Sono i media ad avere bisogno di un antipapa. Ne hanno bisogno ancora di più oggi, quando il Papa e il cardinale Ruini parlano di questioni che riguardano la politica e le leggi in modo così chiaro da non lasciare spazio ad alcuna ambiguità. Nell'attuale clima di confusione sarebbe bene però che i cardinali, anche in pensione, fossero assai più prudenti quando parlano con i giornalisti. E un gesuita come Martini sa bene che ci sono momenti in cui la Chiesa si serve meglio tacendo.
del 27 gennaio 2007
Conosco il cardinale Carlo Maria Martini fin da quando - più di trent’anni fa - lui non era ancora cardinale e io frequentavo il liceo dai gesuiti di Torino. Posso dunque attestare che si tratta di un uomo di fede, per di più umanamente ben più cordiale di quanto sembri di solito a chi non lo conosce.
Sono i media ad avere bisogno di un antipapa.
Ne hanno bisogno ancora di più oggi, quando il Papa e il cardinale Ruini parlano di questioni che riguardano la politica e le leggi in modo così chiaro da non lasciare spazio ad alcuna ambiguità.
La settimana scorsa Benedetto XVI ha ricevuto gli amministratori della Regione Lazio, della Provincia e del Comune di Roma, tutti enti - vedi caso - retti da amministrazioni di centro-sinistra. Ha parlato loro dei Pacs, ricordando che una società bene ordinata riconosce valore giuridico solo al matrimonio e definendo «pericolosi e controproducenti quei progetti che puntano ad attribuire ad altre forme di unione impropri riconoscimenti giuridici, finendo inevitabilmente per indebolire e destabilizzare la famiglia legittima».
Quanto all’eutanasia, Benedetto XVI l’ha definita nel suo messaggio per la Giornata della Pace 2007 «uno scempio», lasciando alla Pontificia Accademia per la Vita precisare che le cure proporzionate alla malattia non sono accanimento terapeutico, e che il cosiddetto testamento biologico non può lasciare al singolo la decisione sul rifiuto di queste cure, e meno che mai dell’alimentazione e dell’idratazione, perché altrimenti gli riconoscerebbe il diritto al suicidio.
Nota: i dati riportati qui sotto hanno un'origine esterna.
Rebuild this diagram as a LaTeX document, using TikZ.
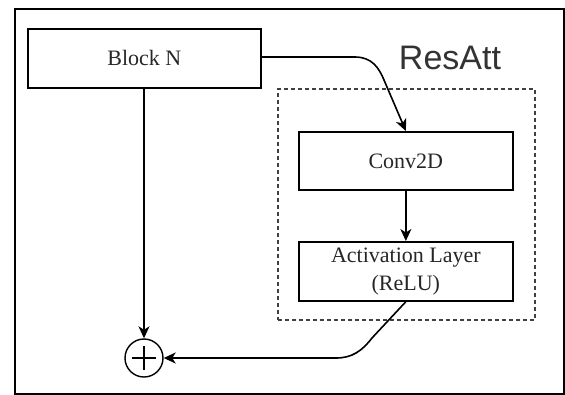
\documentclass[tikz,border=0pt]{standalone}
\usepackage{fontspec}
\setmainfont{Liberation Serif}
\newfontfamily\sansf{Liberation Sans}
\usetikzlibrary{arrows.meta}
\begin{document}
\begin{tikzpicture}[x=1pt,y=-1pt,
  box/.style={draw, line width=1.7pt, inner sep=0pt, anchor=north west, align=center,
    text=black!85, font=\fontsize{22}{28}\selectfont},
  grp/.style={draw=black!75, line width=1.6pt, dash pattern=on 4pt off 3pt, inner sep=0pt, anchor=north west},
  arr/.style={line width=1.6pt, -{Stealth[length=12pt,width=11pt,inset=3.5pt]}}
]
\useasboundingbox (0,0) rectangle (565,394);
\node[draw, line width=1.7pt, inner sep=0pt, anchor=north west, minimum width=549pt, minimum height=385pt] (frame) at (14,8) {};
\node[grp, minimum width=257pt, minimum height=231pt] (group) at (277,88) {};
\node[box, minimum width=233pt, minimum height=59pt] (blockn) at (27,28) {Block N};
\node[box, minimum width=214pt, minimum height=58pt] (conv) at (298,131) {Conv2D};
\node[box, minimum width=214pt, minimum height=59pt] (act) at (298,241) {Activation Layer\\(ReLU)};
\node[text=black!80, font=\sansf\fontsize{34}{34}\selectfont, inner sep=0pt] (title) at (450,58) {ResAtt};
\node[draw, circle, line width=1.4pt, minimum size=38pt, inner sep=0pt] (plus) at (144,358) {};
\draw[line width=2.6pt] (plus.center) ++(-12,0) -- ++(24,0);
\draw[line width=2.6pt] (plus.center) ++(0,-12) -- ++(0,24);
\coordinate (c1) at (355,57);
\coordinate (c2) at (384,80);
\draw[arr] (blockn.east |- 0,57) -- (c1) .. controls (372,57) and (379,68) .. (c2) -- (conv.north);
\draw[arr] (conv.south) -- (act.north);
\draw[arr] (blockn.south -| plus.north) -- (plus.north);
\coordinate (d1) at (372,338);
\coordinate (d2) at (336,358);
\draw[arr] (act.south) -- (d1) .. controls (362,351) and (352,358) .. (d2) -- (plus.east);
\end{tikzpicture}
\end{document}
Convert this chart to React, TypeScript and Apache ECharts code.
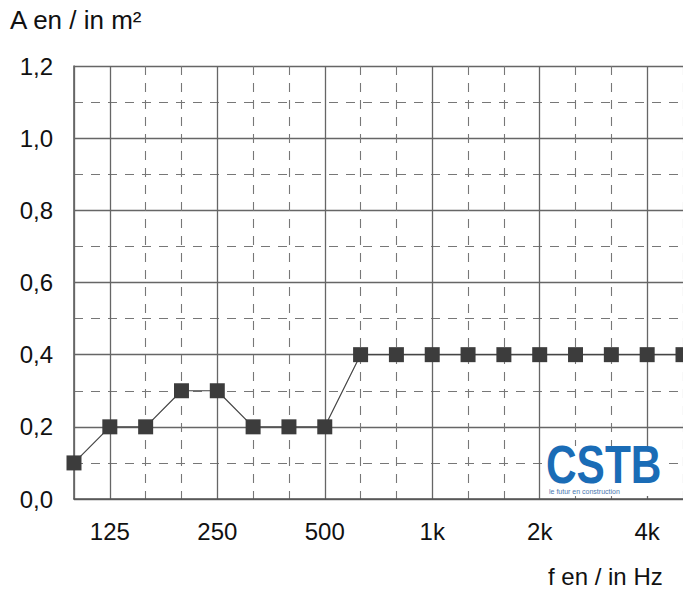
import React, { useEffect, useRef } from "react";
import * as echarts from "echarts";

const categories = ["100", "125", "160", "200", "250", "315", "400", "500", "630", "800", "1k", "1.25k", "1.6k", "2k", "2.5k", "3.15k", "4k", "5k"];
const values = [0.1, 0.2, 0.2, 0.3, 0.3, 0.2, 0.2, 0.2, 0.4, 0.4, 0.4, 0.4, 0.4, 0.4, 0.4, 0.4, 0.4, 0.4];
const majorLabels = ["125", "250", "500", "1k", "2k", "4k"];
const yMin = 0;
const yMax = 1.2;
const yStep = 0.2;

const FONT = "'Liberation Sans', Arial, sans-serif";

export default function App() {
  const ref = useRef<HTMLDivElement>(null);
  useEffect(() => {
    if (!ref.current) return;
    const chart = echarts.init(ref.current, null, { renderer: "svg" });
    const isMajor = (i: number) => majorLabels.includes(categories[i]);
    chart.setOption({
      animation: false,
      backgroundColor: "#ffffff",
      textStyle: { fontFamily: FONT },
      grid: { left: 74, right: -5, top: 66, bottom: 90, containLabel: false },
      xAxis: [
        {
          type: "category",
          data: categories,
          boundaryGap: false,
          position: "bottom",
          axisLine: { show: true, lineStyle: { color: "#555", width: 1.5 } },
          axisTick: { show: false },
          axisLabel: {
            interval: (i: number) => isMajor(i),
            margin: 20,
            fontSize: 24,
            color: "#111",
            fontFamily: FONT,
          },
          splitLine: {
            show: true,
            interval: (i: number) => isMajor(i) || i === 0,
            lineStyle: { color: "#666", width: 1.3, type: "solid" },
          },
          z: 2,
        },
        {
          type: "category",
          data: categories,
          boundaryGap: false,
          position: "top",
          axisLine: { show: false },
          axisTick: { show: false },
          axisLabel: { show: false },
          splitLine: {
            show: true,
            interval: (i: number) => !isMajor(i) && i !== 0,
            lineStyle: { color: "#777", width: 1.1, type: [9, 8] },
          },
          z: 1,
        },
      ],
      yAxis: {
        type: "value",
        min: yMin,
        max: yMax,
        interval: yStep,
        axisLine: { show: true, lineStyle: { color: "#555", width: 1.5 } },
        axisTick: { show: false },
        axisLabel: {
          margin: 21,
          fontSize: 24,
          color: "#111",
          fontFamily: FONT,
          formatter: (v: number) => v.toFixed(1).replace(".", ","),
        },
        splitLine: { show: true, lineStyle: { color: "#666", width: 1.3 } },
        minorTick: { show: false, splitNumber: 2 },
        minorSplitLine: { show: true, lineStyle: { color: "#777", width: 1.1, type: [9, 8] } },
      },
      series: [
        {
          type: "line",
          data: values,
          xAxisIndex: 0,
          symbol: "rect",
          symbolSize: 15,
          itemStyle: { color: "#3c3c3c" },
          lineStyle: { color: "#444", width: 1.2 },
          z: 5,
        },
      ],
      graphic: [
        {
          type: "text",
          left: 10,
          top: 7,
          style: { text: "A en / in m²", fontSize: 26, fill: "#111", fontFamily: FONT },
        },
        {
          type: "text",
          left: 548,
          top: 564,
          style: { text: "f en / in Hz", fontSize: 24, fill: "#111", fontFamily: FONT },
        },
        {
          type: "rect",
          shape: { x: 545, y: 446, width: 120, height: 50 },
          style: { fill: "#ffffff" },
          z: 10,
        },
        {
          type: "text",
          x: 546,
          y: 438,
          scaleX: 0.8,
          style: { text: "CSTB", fontSize: 53, fontWeight: "bold", fill: "#1a6cb6", fontFamily: FONT },
          z: 11,
        },
        {
          type: "text",
          x: 549,
          y: 488,
          style: { text: "le futur en construction", fontSize: 7, fill: "#4a78b0", fontFamily: FONT },
          z: 11,
        },
      ],
    });
    return () => chart.dispose();
  }, []);
  return <div ref={ref} style={{ position: "absolute", left: 0, top: 0, width: 683, height: 589 }} />;
}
Mangiare e bere non sono cure mediche, e cessando quest’assistenza al malato che non è in grado di alimentarsi da solo si compie un vero e proprio omicidio.
Il cardinale Martini è oggi nella Chiesa un illustre pensionato, le cui opinioni rappresentano solo il suo pensiero personale.
È difficile però convincerne i lettori meno smaliziati dei giornali, per cui «se l’ha detto un cardinale» vuol dire che «per la Chiesa» va bene così.
C’è poi chi alimenta l’equivoco in malafede, come quei parlamentari dell’Unione che cercano nelle parole del cardinale - magari facendogli dire più di quel che ha detto davvero - uno strumento per dividere i cattolici. Fino al totale rovesciamento del chirurgo e senatore ds Ignazio Marino - un uomo con una missione, tornato in Italia dagli Stati Uniti per far passare una legge sul testamento biologico che preveda la possibilità di interrompere l’alimentazione - il quale afferma, in un’intervista a La Stampa, che «Benedetto XVI ha come missione educare le coscienze, non dare direttive dogmatiche».
È precisamente il contrario: dare «direttive dogmatiche» è il ruolo specifico del Papa, e forse a Marino potrebbe spiegarlo proprio il cardinale Martini, che ha dialogato con lui nello scorso aprile su L’Espresso.
È da quel dialogo che cominciò la costruzione mediatica del Martini antipapa, disposto a sposare le posizioni dell’Unione su Pacs e fecondazione artificiale.
No, il cardinale Martini non è l’antipapa. I suoi interventi sono problematici, sempre infarciti di se, di ma e di forse. A differenza del suo amico Marino, il cardinale sa bene, e lo dice, che le sue sono solo opinioni «pastorali» e che l’ultima parola dogmatica spetta al Papa: che in verità l’ha già detta.
Nell’attuale clima di confusione sarebbe bene però che i cardinali, anche in pensione, fossero assai più prudenti quando parlano con i giornalisti. E un gesuita come Martini sa bene che ci sono momenti in cui la Chiesa si serve meglio tacendo.